I love Ken Davenport’s line, “He’s just not that into you.” I think of it daily when I’m at work.
In my job, I filter through applications, resumes, and phone calls to determine who to bring in for interviews. Fewer than ten percent of the people who contact me—typically at least two hundred in a month—are ever people I would consider bringing in (and fewer of those are ever offered work).
I get these annoying people who call me back every two months, most of whom don’t realize they are doing that. They just don’t keep jobs for long and start from scratch when they walk off their job or are fired. Some of them, though, are purposefully calling back again and again, perhaps thinking that by putting their name or voice in front of me, I’ll warm up to their job jumping, I’m-so-desperate-for-a-job-though-I’ve-had-three-in-the-past-year resume and finally bring them in. Because I’m always busy, I can’t help but think when I get these calls, “He’s just not that into you!”
With Thanksgiving coming up, last week was particularly busy for me because of people needing time off from work. This one woman called in again. I finally got annoyed enough to call her and say in a very respectful, professional tone, “I talked with you in July, and you’ve called me four times since. If I have anything, I will give you a call.” Of course, in another month, she’ll be paging through the phone book and call again anyway.
If it’s that bad for me, think about what it must be like for producers on Broadway and in Hollywood. No wonder they put up so many barriers to reading work! Everyone is working on a screenplay or a musical, and we can only guess how many of them aren’t very good.
So, the answer to “He’s just not that into you” is perhaps not to keep annoying people until they beat you over the head with a stick. Like me with my job, they don’t need to spend ten days with you to know if you’re going to suit their needs or not. With my job, within two or three questions, I can almost always tell if I’m going to bring someone in for an interview and whether we will hire them.
The answer, then, has to be to improve, to change somehow. Because when you call on them again a third or a fourth time, their cough medicine or the quality of lettuce with their lunch isn’t going to change their perspective.
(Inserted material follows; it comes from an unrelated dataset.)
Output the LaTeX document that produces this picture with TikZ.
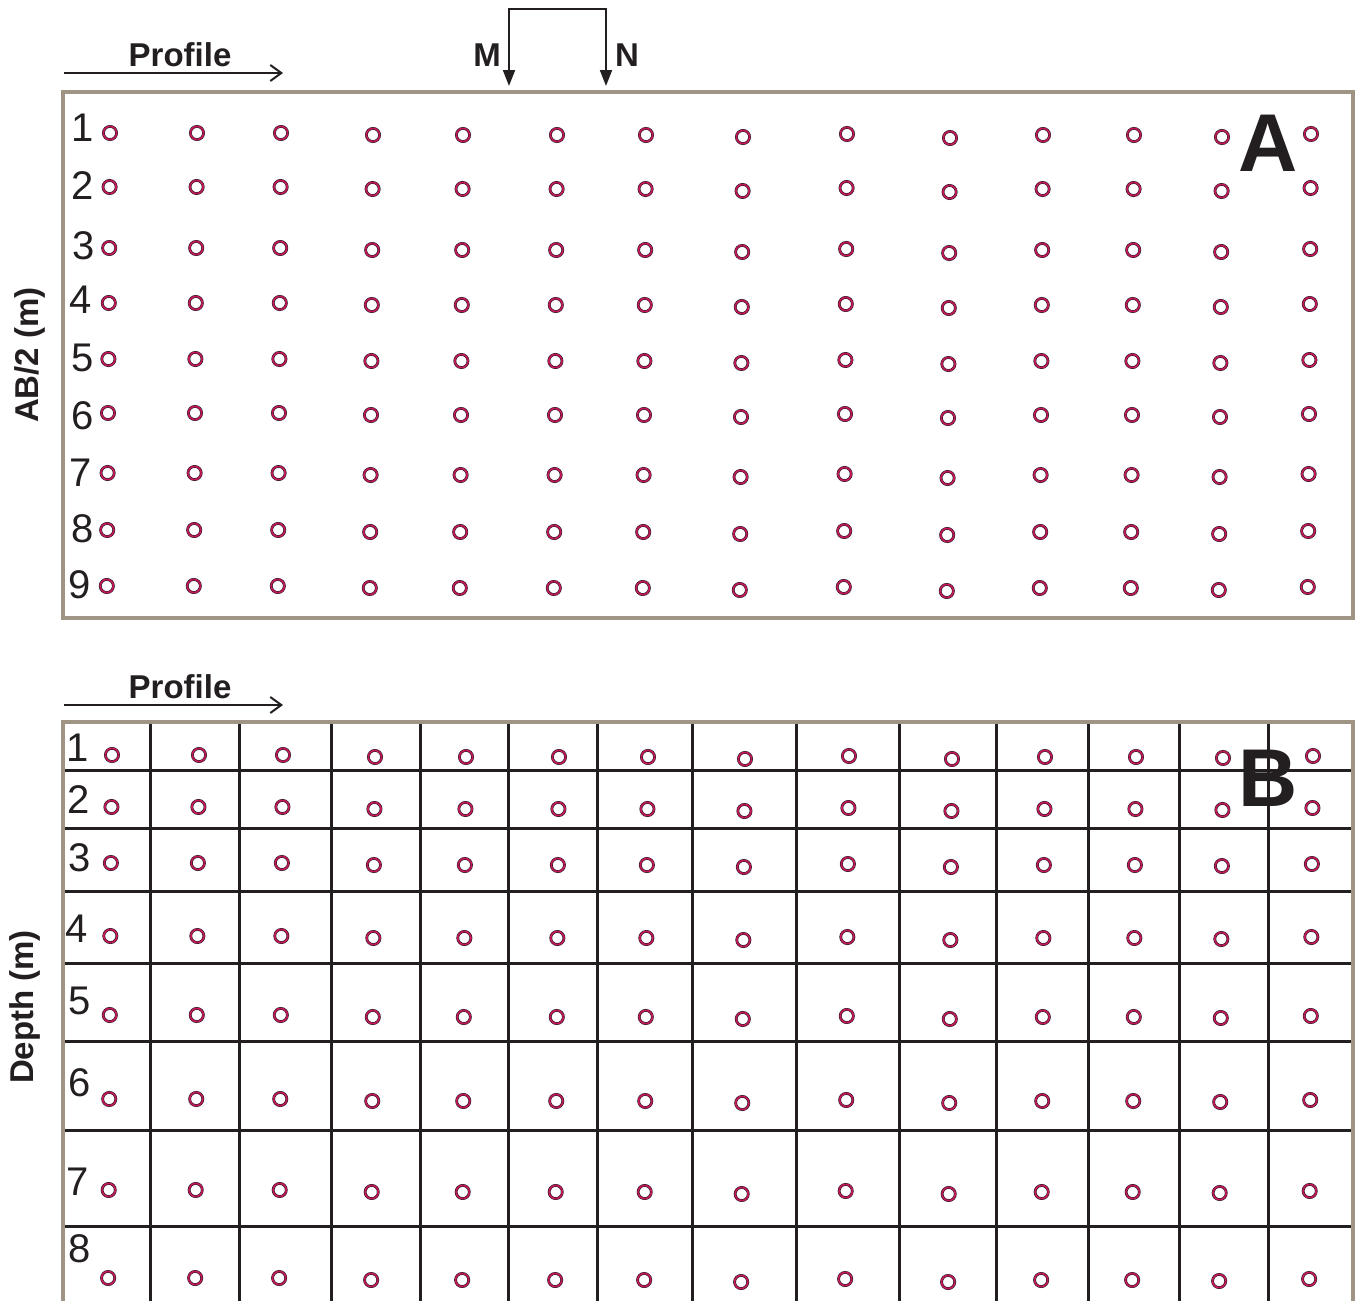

You have to face the fact that you are lacking something they are searching for. The only way that producer or director is going to change their perspective is if something about you changes.
If you’ve never read David Wienir and Jodie Langel’s Making It On Broadway, read it. There’s a great story in there from Cory English, who was part of the cast that changed my life with Hello, Dolly! in 1994 (and he was recently cast in Young Frankenstein). In Making It On Broadway, he talks about auditioning for Jerome Robbins’ Broadway nineteen times, wearing the same shirt to each audition. Talk about fortitude! But the reality is, there’s a long string of shows listed under his name in the book, and not one of them is Jerome Robbins’ Broadway. They just weren’t into him. But the hope for us all lies in his bio, which is that his persistence got him nowhere then, but somewhere along the line, he improved or found someone who saw the qualities they needed in him. After all, he does, indeed, have a long line of shows under his name, and he’s still adding to that list to this day.